En dix ans de carrière Orelsan s'est illustré non seulement par son rap inimitable mais aussi par son style vidéo hyper léché et travaillé.
Discipline, le dernier clip d'Orelsan est un des plus aboutis de l'artiste et remet en cause tous les codes de la vidéo musicale. Sorti le 4 février, au format vertical comme dans le déjà remarqué Défaite de famille, il s'habille en story instagram, fil twitter et autres références aux smartphones. Et toujours les effets spéciaux volontairement cheap, les références à ses potes et l'autodérision foutraque caractéristique de l'artiste. Tout ce qui a toujours constitué le «style Orelsan» y est réuni pour marquer durablement la carrière de l'artiste, comme le rap français et le monde du clip.
La vidéo au cœur de l'ADN
Son tout premier titre sorti en 2006, Ramen, est indissociable du clip qui l'accompagne et qui pose les bases de ce qui deviendra plus tard son identité visuelle. Rien d'étonnant pour cet artiste protéiforme : la vidéo est déjà présente au cœur de son ADN. Celui qui s'appelle encore sobrement Orel y joue avec les codes du manga et entremêle les vidéos de skate récupérées sur le net et les passages où il rappe déguisé dans un esprit déconne qu'on lui connaît bien. Les bases sont posées.

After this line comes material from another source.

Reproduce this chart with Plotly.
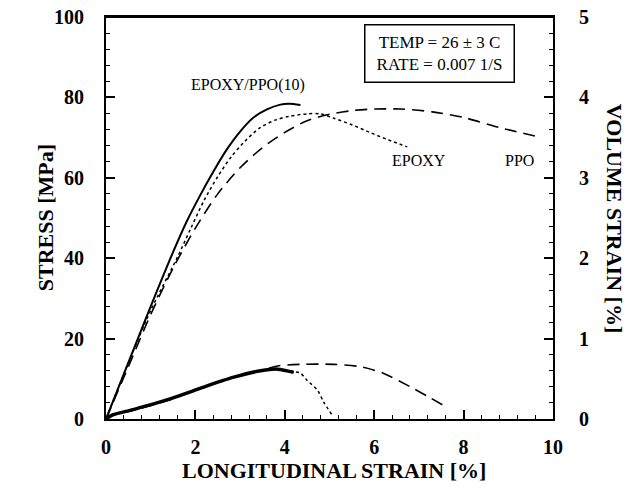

Perdu d'avance, son premier album studio, signe en 2009 le lancement de la carrière du caennais. Mais au-delà de la simple production musicale, on sent poindre chez Orelsan une volonté de prendre le monde du clip à contre-courant. C'est une époque où, à part dans les réalisations audacieuses de quelques précurseurs comme Kourtrajmé, les artistes de la scène rap se contentent d'interpréter leur chanson face caméra. Le monde du hiphop peine à se renouveler et sombre dans des productions stéréotypées, voire caricaturales, entre figurantes légèrement vêtues et bling bling excessif.

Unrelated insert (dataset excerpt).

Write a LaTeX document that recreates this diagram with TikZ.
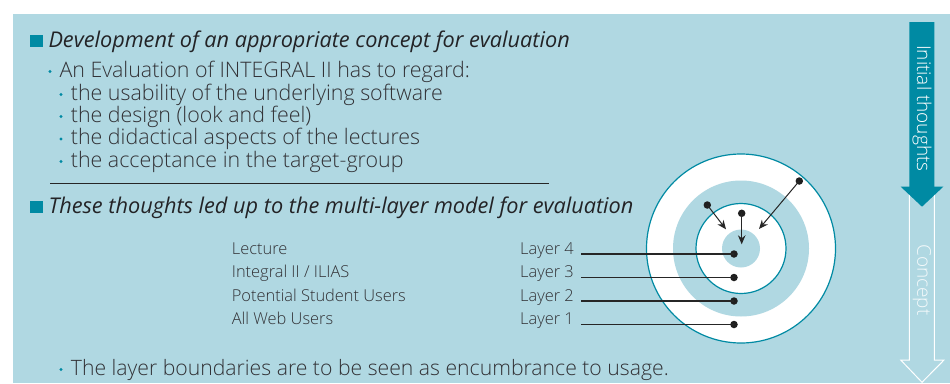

C'est en 2011 avec l'album Le chant des sirènes qu'Orelsan prend un réel virage et se place en précurseur d'un genre de clip nouveau, plus technique, plus esthétique. Il s'associe au réalisateur David Tomaszewski dans de nouvelles productions qui se regardent comme des court-métrages. À la rigueur, on pourrait même, mais ce serait dommage, couper le son. Il conforte dans Plus rien ne m'étonne son identité hybride et son esthétique personnelle toujours teinté d'humour. Le style visuel de l'artiste s'étoffe mais les bases sont toujours là : le manga, les jeux vidéos, internet et les réseaux sociaux. Souvent, on se demande qui du clip ou de la musique sert l'autre, tant la vidéo n'est plus juste un prétexte pour illustrer la chanson.

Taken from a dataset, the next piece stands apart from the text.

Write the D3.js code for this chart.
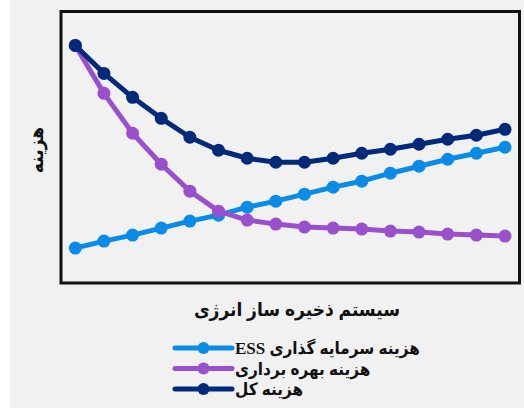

Une pause cinéma, et ça repart
Alors quoi de plus naturel pour cet esthète de l'image que de prendre une petite pause, de six ans tout de même, pour se tourner vers la télévision et le cinéma ? D'abord avec Gringe, son pote de toujours. Ensemble, ils créent Bloqués, une série humoristique diffusée sur Canal + entre 2015 et 2016. En parallèle il apparaît dans plusieurs films et réalise en 2015 Comment c'est loin, son premier long-métrage avant d'apparaître dans Au poste !, la dernière pépite du réalisateur décalé Quentin Dupieux, a.k.a Mr Oizo.
En septembre 2017, il annonce enfin la sortie d'un nouvel album, La fête est finie. Anticonformiste de nature, Orelsan le fait dans le clip très remarqué de «Basique», tourné en plan séquence, qui remportera une victoire de la musique en 2018, précisément pour sa réalisation signée par les strasbourgeois Greg et Lio.
Rêves bizarres, son dernier clip en date avant l'ovni Discipline est sorti en novembre 2018. Assis dans un bus tout droit sorti des années 1970 duquel il observe par la vitre les météorites qui défilent dans l'espace, puis catapulté au milieu d'une soirée, avant de rapper entouré d'enfants, bonnets vissés sur la tête et furets tenus en laisse, Orelsan signe une vidéo comme il sait les faire, savant mélange d'inspirations diverses, parfois incompréhensibles, souvent drôles, toujours efficaces.